Ozeri grew interested in the subject of Restoration as a means of penetrating optical consciousness, however, in his latest body of paintings, restoration itself becomes the subject. Images of techniques of restoration are taken directly from technical books and transformed by Yigal Ozeri's very particular form of alchemy into a new investigation of still-life painting. The tools and arena of the restorer: the stretched backs of canvases, the tear awaiting repair and canvas disfigured by a broken frame, turn into a subject that undergoes transformation, through rebirth in paint. The current series is significantly titled, "Tikkun", a Hebrew word that represents, for the artist, healing or restoration. The link between healing and restoration forms an important entry into the works. Whereas both painter and viewer are conventionally concerned with the front of the work, the world of the restorer brings other planes into focus - the scrutiny of the broken, neglected and damaged. "Pandora's Box" reflects rendering of a documentary photograph on the back of a canvas, paneled with wood. A section of the paneling has been removed, to reveal the canvas, which has been defaced by water damage. Ozeri recreates this image with the exactitude of "Trompe L'oeil (although he discounts this term.) Wood, nails and even a patch of what appears to be masking tape, are executed with startling clarity. On the "reverse" of the canvas, at the site of damage, Ozeri has appended painted images, on silk tissue paper, of hanging men after Pissanelo. In other works of this series, the artist has superimposed crystal drinking glasses - overt symbols of healing - while a white glaze that covers the glass is suggestive of the salt residue that marks the passage of shed tears.

"Patch I," the signature painting of the exhibition, shows a restorer's instrument: gauze, stretched over a damaged surface. The painterly "field" on which the gauze is placed - vertical bands of seemingly abstract color, represents a bird's eye view of the restorer's table, the bands representing (from right to left of the painting) the painting awaiting restoration. Its canvas border, the bands, serve a dual purpose: it makes taut the fabric to be restored and also signals the tension of meaning in Ozeri's imagery. These tensions involve the power of illusion in painting and philosophical or theoretical distinctions between real and "artistic"space. Yigal Ozeri, in fact, revisits the auratic aspects of art. The visual concurrence between the Pissanelo quotation of hanging men and Ozeri's painting suspended in the frame, suggests a macabre juxtaposition. The hanged men have shuffled off this mortal coil and passed on to a better world where, hopefully, grace lies ahead. He suspends the picture between two panes of glass, three inches larger than the canvas, attaching it to the casing with invisible fishing line, creating, in his words: "an auratic space around the image." By isolating the painting from the "contaminated" real world and relocating its habitation in the hermetic frame, sealed at the moment of completion, Ozeri restores art to the sacred. The very deliberate attention to the space around, between and behind the work of art, together with the voluptuousness of the subject matter and materials reiterates the return of aura to art in an age which has gone far away from the pictorial - yet another form of 'restoration'. But by situating the image in a Trompe l'oeil vernacular, the artists returns (us) to the 'profane' world, the world of objects, and the familiar.
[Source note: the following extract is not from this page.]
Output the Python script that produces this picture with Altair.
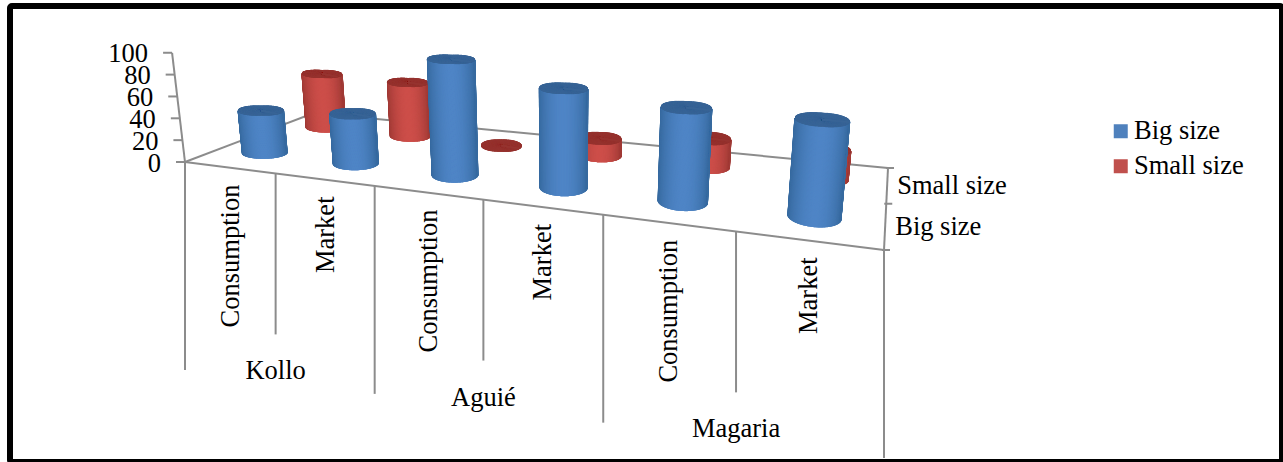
import altair as alt
import numpy as np
import pandas as pd

# Survey values per site and destination
sites = ["Kollo", "Aguié", "Magaria"]
categories = ["Consumption", "Market"] * 3
big_size = [40, 45, 100, 82, 74, 73]
small_size = [56, 54, 0, 16, 25, 25]
series_names = ["Big size", "Small size"]
value_ticks = [0, 20, 40, 60, 80, 100]

FONT = "Liberation Serif"
FONT_SIZE = 26.5
GREY = "#8c8c8c"
W, H = 1283, 462

# Perspective floor: unit square (category fraction, series fraction) to the page
corners_src = [(0, 0), (1, 0), (1, 1), (0, 1)]
corners_dst = [(185, 162), (884, 250), (888, 168), (314, 113)]
rows, rhs = [], []
for (s, t), (px, py) in zip(corners_src, corners_dst):
    rows.append([s, t, 1, 0, 0, 0, -s * px, -t * px])
    rhs.append(px)
    rows.append([0, 0, 0, s, t, 1, -s * py, -t * py])
    rhs.append(py)
hc = np.linalg.solve(np.array(rows, float), np.array(rhs, float))
VANISH = np.array([562.0, 3350.0])
UNIT_HEIGHT = 1.10  # page units per value unit at the axis corner


def project(u, v, z=0.0):
    s, t = u / 6, v / 2
    w = hc[6] * s + hc[7] * t + 1
    p = np.array([(hc[0] * s + hc[1] * t + hc[2]) / w, (hc[3] * s + hc[4] * t + hc[5]) / w])
    d = p - VANISH
    return p + d / np.linalg.norm(d) * z * UNIT_HEIGHT / w


def mix(a, b, f):
    ca = [int(a[i:i + 2], 16) for i in (1, 3, 5)]
    cb = [int(b[i:i + 2], 16) for i in (1, 3, 5)]
    return "#%02x%02x%02x" % tuple(int(round(x + (y - x) * f)) for x, y in zip(ca, cb))


RU, RV = 0.19, 0.22
PALETTE = {
    "Big size": dict(edge="#376a9f", mid="#4f85c6", cap="#386496"),
    "Small size": dict(edge="#a03a36", mid="#cd4f4a", cap="#96332f"),
}


def cylinder(u, v, value, colours):
    """Vertical slats for the wall and spokes for the lid of one cylinder."""
    segs = []
    cu, cv = u + 0.5, v + 0.5
    thetas = np.linspace(0, 2 * np.pi, 721)[:-1]
    rim = [(cu + RU * np.cos(a), cv + RV * np.sin(a)) for a in thetas]
    floor_pts = np.array([project(a, b, 0) for a, b in rim])
    top_pts = np.array([project(a, b, value) for a, b in rim])
    # flatten the tilt of the discs towards the left of the floor
    k = 0.11 * (1 - cu / 6)
    c0, c1 = project(cu, cv, 0), project(cu, cv, value)
    floor_pts[:, 1] += k * (floor_pts[:, 0] - c0[0])
    top_pts[:, 1] += k * (top_pts[:, 0] - c1[0])
    left, right = floor_pts[:, 0].min(), floor_pts[:, 0].max()
    i_l, i_r = int(floor_pts[:, 0].argmin()), int(floor_pts[:, 0].argmax())
    # walk the rim along its near side, from the left extreme to the right one
    n = len(rim)
    step = 1 if floor_pts[(i_l + n // 4) % n, 1] > floor_pts[(i_l - n // 4) % n, 1] else -1
    idx = []
    i = i_l
    while i != i_r:
        idx.append(i)
        i = (i + step) % n
    idx.append(i_r)
    if value > 0:
        for i in idx[::2]:
            f = (floor_pts[i, 0] - left) / (right - left)
            shade = np.sin(np.pi * min(max(f, 0), 1)) ** 0.8
            segs.append((*floor_pts[i], *top_pts[i], mix(colours["edge"], colours["mid"], shade), 1.3))
    for i in range(0, n, 2):
        segs.append((*c1, *top_pts[i], colours["cap"], 1.5))
    return segs


# Floor outline, hidden by the cylinders along its far and left edges
outline = []
for a, b in [((0, 0), (0, 2)), ((0, 2), (6, 2)), ((6, 2), (6, 0))]:
    outline.append((*project(*a), *project(*b), GREY, 2))
back_lines = pd.DataFrame(outline, columns=["x", "y", "x2", "y2", "c", "w"])

slats = []
for vals, name, v in ((small_size, "Small size", 1), (big_size, "Big size", 0)):
    for k, val in enumerate(vals):
        slats += cylinder(k, v, val, PALETTE[name])
slats = pd.DataFrame(slats, columns=["x", "y", "x2", "y2", "c", "w"])

# Axis rules drawn in front: front edge, multi-level separators, value and series ticks
front = [(*project(0, 0), *project(6, 0), GREY, 2)]
for k in range(7):
    p = project(k, 0)
    drop = 208 if k % 2 == 0 else 161
    front.append((p[0], p[1], p[0], p[1] + drop, GREY, 2))
for z in value_ticks:
    p = project(0, 0, z)
    front.append((p[0] - 9, p[1], p[0], p[1], GREY, 2))
top = project(0, 0, 100)
front.append((*project(0, 0), *top, GREY, 2))
for v in (0, 1, 2):
    p = project(6, v)
    front.append((p[0] - 2, p[1], p[0] + 6, p[1], GREY, 2))
front = pd.DataFrame(front, columns=["x", "y", "x2", "y2", "c", "w"])

x_s = alt.X("x:Q", scale=alt.Scale(domain=[0, W]), axis=None)
y_s = alt.Y("y:Q", scale=alt.Scale(domain=[H, 0]), axis=None)


def rules(df):
    return alt.Chart(df).mark_rule().encode(
        x=x_s, y=y_s, x2="x2:Q", y2="y2:Q",
        stroke=alt.Stroke("c:N", scale=None),
        strokeWidth=alt.StrokeWidth("w:Q", scale=None),
    )


def labels(rows_, **mark):
    return alt.Chart(pd.DataFrame(rows_, columns=["x", "y", "t"])).mark_text(
        font=FONT, fontSize=FONT_SIZE, color="#000000", **mark
    ).encode(x=x_s, y=y_s, text="t:N")


cat_rows = []
for k, c in enumerate(categories):
    p = project(k + 0.5, 0)
    cat_rows.append((p[0] + 1.5, p[1] + 17, c))
site_rows = []
for k, s in enumerate(sites):
    p = project(2 * k + 1, 0)
    site_rows.append((p[0], p[1] + 198, s))
tick_rows = []
for z in value_ticks:
    p = project(0, 0, z)
    tick_rows.append((p[0] - 24, p[1] + 1.5, str(z)))
series_rows = []
for v, name in zip((0.5, 1.5), series_names):
    p = project(6, v)
    series_rows.append((p[0] + 10, p[1] + 1.5, name))

frame = alt.Chart(pd.DataFrame([dict(x=10, y=6, x2=1282, y2=462)])).mark_rect(
    fill="white", stroke="#000000", strokeWidth=6, cornerRadius=2
).encode(x=x_s, y=y_s, x2="x2:Q", y2="y2:Q")

legend = alt.Chart(pd.DataFrame({"series": series_names})).mark_square(opacity=0).encode(
    x=alt.value(-60), y=alt.value(-60),
    color=alt.Color(
        "series:N",
        scale=alt.Scale(domain=series_names, range=["#4f81bd", "#c0504d"]),
        legend=alt.Legend(
            title=None, orient="none", legendX=1107.5, legendY=118, padding=0,
            symbolType="square", symbolSize=196, symbolOpacity=1, symbolStrokeWidth=0,
            labelFont=FONT, labelFontSize=FONT_SIZE, labelColor="#000000",
            labelOffset=0, rowPadding=8, labelLimit=200,
        ),
    ),
)

chart = alt.layer(
    frame,
    rules(back_lines),
    rules(slats),
    rules(front),
    labels(cat_rows, angle=270, align="right", baseline="middle"),
    labels(site_rows, align="center", baseline="middle"),
    labels(tick_rows, align="right", baseline="middle"),
    labels(series_rows, align="left", baseline="middle"),
    legend,
).properties(
    width=W, height=H, padding=0, autosize=alt.AutoSizeParams(type="none"),
    background="white",
).configure_view(stroke=None)

chart.save("out.html", embed_options={"renderer": "svg", "actions": False})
The Hebrew word "Tikkun" is often used in mystic musings, particularly in Kabalistic discussion on the problems of evil - if God is good, how did evil come to exist? The Kabala answers that creation in not complete, not over, for God made man a partner in creation. It can be completed and the world restored, Tikkun Olam, by acts of righteousness and goodness. Yigal Ozeri makes, in this series of paintings entitled Tikkun, a similar claim for painting. In this complex group of paintings the artist suggests that what you see is not what you get - painting has depths that cannot be comprehended by the eye alone. Ozeri paints the neglected and the broken, restoring beauty, making visible that which was absent and teasing our perception; then finally signaling completion in the act of framing. At the end of it all he insists, with characteristic delight, "it is all illusion and that is the power of painting."